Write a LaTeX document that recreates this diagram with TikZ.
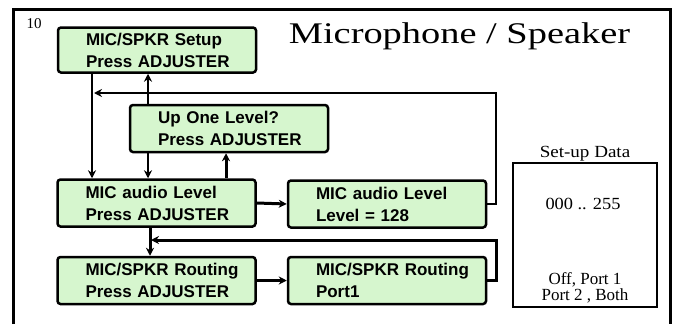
\documentclass[tikz,border=0pt]{standalone}
\usepackage{fontspec}
\setmainfont{Liberation Serif}
\setsansfont{Liberation Sans}
\usetikzlibrary{arrows.meta}
\definecolor{menugreen}{RGB}{214,246,206}
\tikzset{
  menubox/.style={draw, line width=2.5pt, rounded corners=3pt, fill=menugreen,
    text width=142pt, inner xsep=28pt, minimum height=47pt, align=left,
    font=\sffamily\bfseries\fontsize{17}{22}\selectfont},
  link/.style={line width=2.4pt, -{Stealth[length=8pt,width=8pt]}},
  thicklink/.style={link, line width=3pt}
}
\begin{document}
\begin{tikzpicture}[x=1pt,y=-1pt]
	\useasboundingbox (0,0) rectangle (676,324);
	\draw[line width=3pt] (13,324) -- (13,9) -- (670,9) -- (670,324);
	\node[anchor=base] (num) at (34,28) {\fontsize{15}{17}\selectfont 10};
	\node[anchor=base] (title) at (459.5,43) {\scalebox{1.28}[1]{\fontsize{30}{36}\selectfont Microphone / Speaker}};
	% menu boxes
	\node[menubox, minimum height=45pt] (setup) at (157,50) {\mbox{MIC/SPKR Setup}\\\mbox{Press ADJUSTER}};
	\node[menubox] (upone) at (229,128.5) {\mbox{Up One Level?}\\\mbox{Press ADJUSTER}};
	\node[menubox] (level) at (156.5,203) {\mbox{MIC audio Level}\\\mbox{Press ADJUSTER}};
	\node[menubox] (levelval) at (387,204) {\mbox{MIC audio Level}\\\mbox{Level = 128}};
	\node[menubox] (route) at (156.5,280.5) {\mbox{MIC/SPKR Routing}\\\mbox{Press ADJUSTER}};
	\node[menubox] (routeval) at (387,280.5) {\mbox{MIC/SPKR Routing}\\\mbox{Port1}};
	% set-up data
	\node[draw, line width=1.3pt, minimum width=144pt, minimum height=144pt] (data) at (585,235) {};
	\node[anchor=base] (datahead) at (585,157) {\scalebox{1.12}[1]{\fontsize{17}{20}\selectfont Set-up Data}};
	\node[anchor=base] (levelrange) at (583,209) {\scalebox{1.08}[1]{\fontsize{17}{20}\selectfont 000 .. 255}};
	\node[align=center, font=\fontsize{17}{16}\selectfont] (routerange) at (585,288) {Off, Port 1\\Port 2 , Both};
	% columns for the connectors
	\coordinate (colA) at (92,0);
	\coordinate (colB) at (148,0);
	\coordinate (colC) at (226,0);
	\coordinate (colD) at (150,0);
	\coordinate (colR) at (496,0);
	\coordinate (upjoin) at (94,93);
	\coordinate (downjoin) at (151,240);
	\draw[link] (setup.south -| colA) -- (level.north -| colA);
	\draw[link] (levelval.east) -- (levelval.east -| colR) |- (upjoin);
	\draw[link, line width=2.6pt] (upone.north -| colB) -- (setup.south -| colB);
	\draw[link, line width=2.6pt] (upone.south -| colB) -- (level.north -| colB);
	\draw[thicklink] (level.north -| colC) -- (upone.south -| colC);
	\draw[thicklink] (level.east) -- (levelval.west);
	\draw[thicklink] (level.south -| colD) -- (route.north -| colD);
	\draw[thicklink] (routeval.east) -- (routeval.east -| colR) |- (downjoin);
	\draw[thicklink] (route.east) -- (routeval.west);
\end{tikzpicture}
\end{document}
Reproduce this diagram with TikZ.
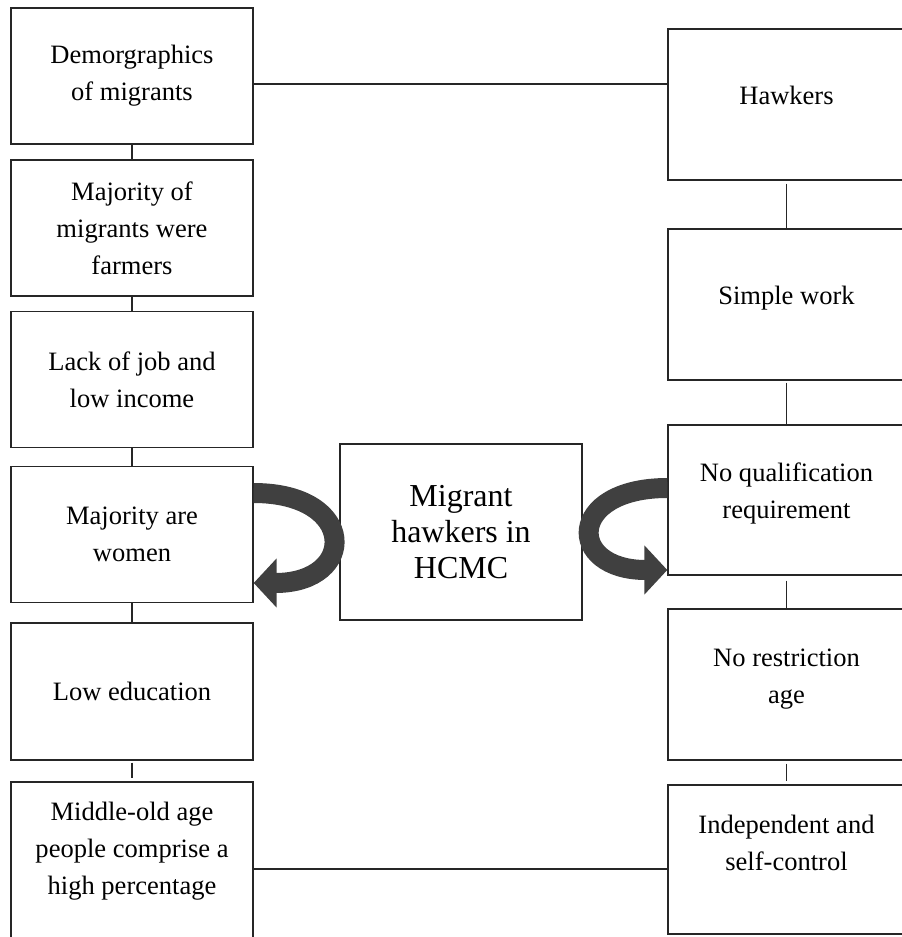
\documentclass[tikz,border=0pt]{standalone}
\usepackage{fontspec}
\setmainfont{Liberation Serif}
\usetikzlibrary{arrows.meta}
\definecolor{arrowgray}{RGB}{64,64,64}
\newcommand{\lift}[1]{\rule[-#1]{0pt}{#1}}

\begin{document}
\begin{tikzpicture}[x=0.02cm,y=-0.02cm,
  box/.style={draw=black!85,line width=0.8pt,inner sep=0pt,align=center,font=\fontsize{15.1}{21}\selectfont},
  lbox/.style={box,minimum width=4.84cm,minimum height=2.72cm},
  rbox/.style={box,minimum width=4.74cm,minimum height=3.02cm},
  link/.style={draw=black!85,line width=0.8pt},
  turn/.style={draw=arrowgray,line width=0.4cm,-{Triangle[width=0.96cm,length=0.46cm]}}
]
\clip (0,0) rectangle (902,937);

\node[lbox] (l1) at (132,76) {Demorgraphics\\of migrants};
\node[lbox] (l2) at (132,228) {Majority of\\migrants were\\farmers};
\node[lbox] (l3) at (132,379.5) {Lack of job and\\low income};
\node[lbox] (l4) at (132,534.5) {Majority are\\women};
\node[lbox,minimum height=2.74cm] (l5) at (132,691.5) {Low education};
\node[lbox,minimum height=3.36cm] (l6) at (132,866) {Middle-old age\\people comprise a\\high percentage\lift{0.72cm}};

\node[rbox] (r1) at (786.5,104.5) {Hawkers\lift{0.38cm}};
\node[rbox] (r2) at (786.5,304.5) {Simple work\lift{0.38cm}};
\node[rbox,minimum height=3cm] (r3) at (786.5,500) {No qualification\\requirement\lift{0.36cm}};
\node[rbox] (r4) at (786.5,684.5) {No restriction\\age\lift{0.34cm}};
\node[rbox,minimum height=2.98cm] (r5) at (786.5,859.5) {Independent and\\self-control\lift{0.66cm}};

\node[box,minimum width=4.84cm,minimum height=3.52cm,font=\fontsize{18.2}{20.5}\selectfont] (mid) at (461,532) {Migrant\\hawkers in\\HCMC};

\draw[link] (l1) -- (l2);
\draw[link] (l2) -- (l3);
\draw[link] (l3) -- (l4);
\draw[link] (l4) -- (l5);
\draw[link,shorten <=0.04cm,shorten >=0.06cm] (l5) -- (l6);

\draw[link,shorten <=0.06cm] (r1) -- (r2);
\draw[link,shorten <=0.04cm] (r2) -- (r3);
\draw[link,shorten <=0.1cm] (r3) -- (r4);
\draw[link,shorten <=0.06cm,shorten >=0.06cm] (r4) -- (r5);

\draw[link] ([yshift=-0.16cm]l1.east) coordinate (t1) -- (t1 -| r1.west);
\draw[link] ([yshift=-0.06cm]l6.east) coordinate (b1) -- (b1 -| r5.west);

\draw[turn] ([yshift=0.83cm]l4.east) .. controls +(2.08cm,0) and +(2.08cm,0) .. ([yshift=-0.97cm]l4.east);
\draw[turn] ([yshift=0.24cm]r3.west) .. controls +(-2.02cm,0) and +(-2.02cm,0) .. ([yshift=-1.4cm]r3.west);
\end{tikzpicture}
\end{document}
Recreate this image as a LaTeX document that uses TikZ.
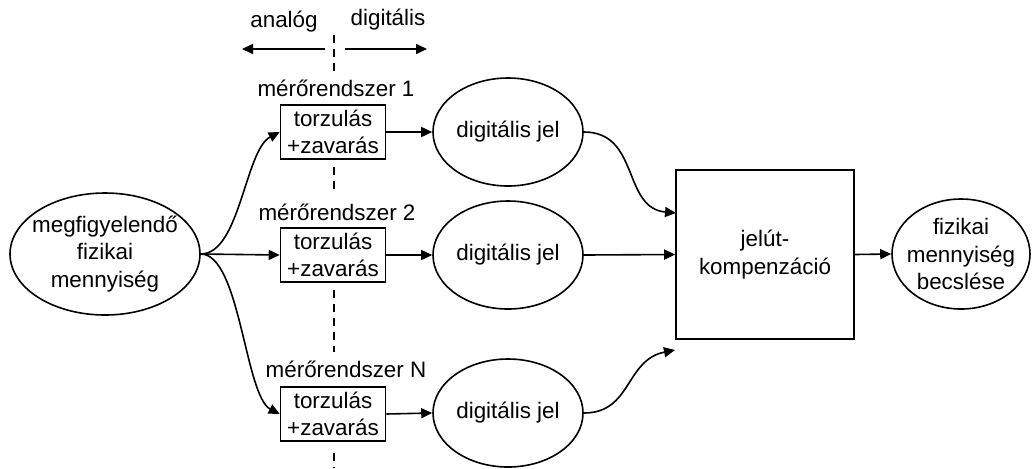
\documentclass[tikz,border=0pt]{standalone}
\usepackage{fontspec}
\setmainfont{Liberation Sans}
\usetikzlibrary{shapes.geometric,arrows.meta}
\begin{document}
\begin{tikzpicture}[x=0.5pt,y=-0.5pt,
  every node/.style={font=\fontsize{11.2pt}{13.75pt}\selectfont, inner sep=0pt, align=center},
  oval/.style={draw, ellipse, line width=0.8pt},
  stage/.style={draw, rectangle, line width=0.8pt, minimum width=52.5pt, minimum height=27pt},
  conn/.style={line width=0.8pt, -{Triangle[length=5.5pt,width=5pt]}},
  divider/.style={line width=0.7pt, dash pattern=on 4pt off 3pt}]
\useasboundingbox (0,0) rectangle (1033,468);

% observed quantity (outline and text set separately so the outline keeps its size)
\node[oval, minimum width=95pt, minimum height=61pt] (src) at (105,254) {};
\node (srcT) at (src.center) {megfigyelendő\\fizikai\\mennyiség};

% measurement chains
\node[stage] (b1) at (333,132) {torzulás\\+zavarás};
\node[stage] (b2) at (333,255) {torzulás\\+zavarás};
\node[stage] (bn) at (333,414) {torzulás\\+zavarás};

\node (l1) at (336,88) {mérőrendszer 1};
\node (l2) at (337,212) {mérőrendszer 2};
\node (ln) at (346,369) {mérőrendszer N};

\node[oval, minimum width=75pt, minimum height=54pt] (d1) at (508,132) {};
\node[oval, minimum width=75pt, minimum height=54pt] (d2) at (508,255) {};
\node[oval, minimum width=75pt, minimum height=54pt] (dn) at (508,413) {};
\node (d1T) at (d1.center) {digitális jel};
\node (d2T) at (d2.center) {digitális jel};
\node (dnT) at (dn.center) {digitális jel};

% compensation and estimate
\node[draw, line width=0.8pt, minimum width=89pt, minimum height=84.5pt] (comp) at (765,254.5)
  {jelút-\\kompenzáció};
\node[oval, minimum width=69pt, minimum height=55pt] (est) at (961,254) {};
\node (estT) at (est.center) {fizikai\\mennyiség\\becslése};

% analog / digital boundary
\node (an) at (284,22) {analóg};
\node (dg) at (388,20) {digitális};
\coordinate (al0) at (325,49);
\coordinate (al1) at (242,49);
\coordinate (dl0) at (345,49);
\coordinate (dl1) at (427,49);
\draw[conn] (al0) -- (al1);
\draw[conn] (dl0) -- (dl1);

\coordinate (v0) at (334,35);  \coordinate (v1) at (334,75);
\coordinate (v2) at (334,167); \coordinate (v3) at (334,191);
\coordinate (v4) at (334,290); \coordinate (v5) at (334,352);
\coordinate (v6) at (334,453); \coordinate (v7) at (334,468);
\draw[divider] (v0) -- (v1);
\draw[divider] (v2) -- (v3);
\draw[divider] (v4) -- (v5);
\draw[divider] (v6) -- (v7);

% connectors
\draw[conn] (src.east) .. controls (240,254) and (245,150) .. (b1.west);
\draw[conn] (src.east) -- (b2.west);
\draw[conn] (src.east) .. controls (240,254) and (245,396) .. (bn.west);

\draw[conn] (b1.east) -- (d1.west);
\draw[conn] (b2.east) -- (d2.west);
\draw[conn] (bn.east) -- (dn.west);

\coordinate (c1) at (676,213);
\coordinate (cn) at (675,350);
\draw[conn] (d1.east) .. controls (640,132) and (622,208) .. (c1);
\draw[conn] (d2.east) -- (comp.west);
\draw[conn] (dn.east) .. controls (632,413) and (625,360) .. (cn);

\draw[conn] (comp.east) -- (est.west);
\end{tikzpicture}
\end{document}
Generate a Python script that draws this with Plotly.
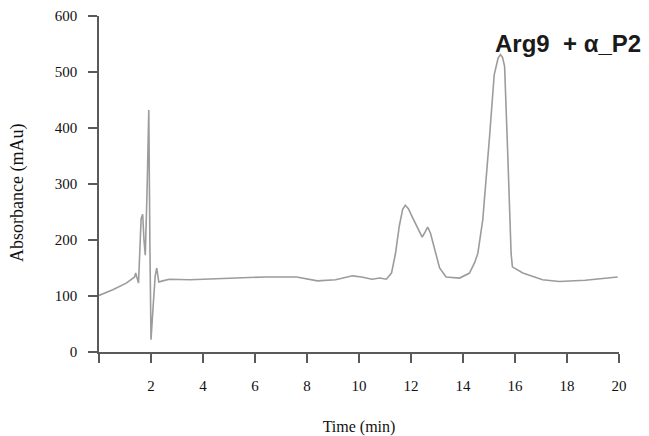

What to produce
Search the entries for the word "that" and gather every line where it appears.

Written solution
Write a LaTeX document that recreates this diagram with TikZ.
Recreate this image as a LaTeX document that uses TikZ.
Generate a Python script that draws this with Plotly.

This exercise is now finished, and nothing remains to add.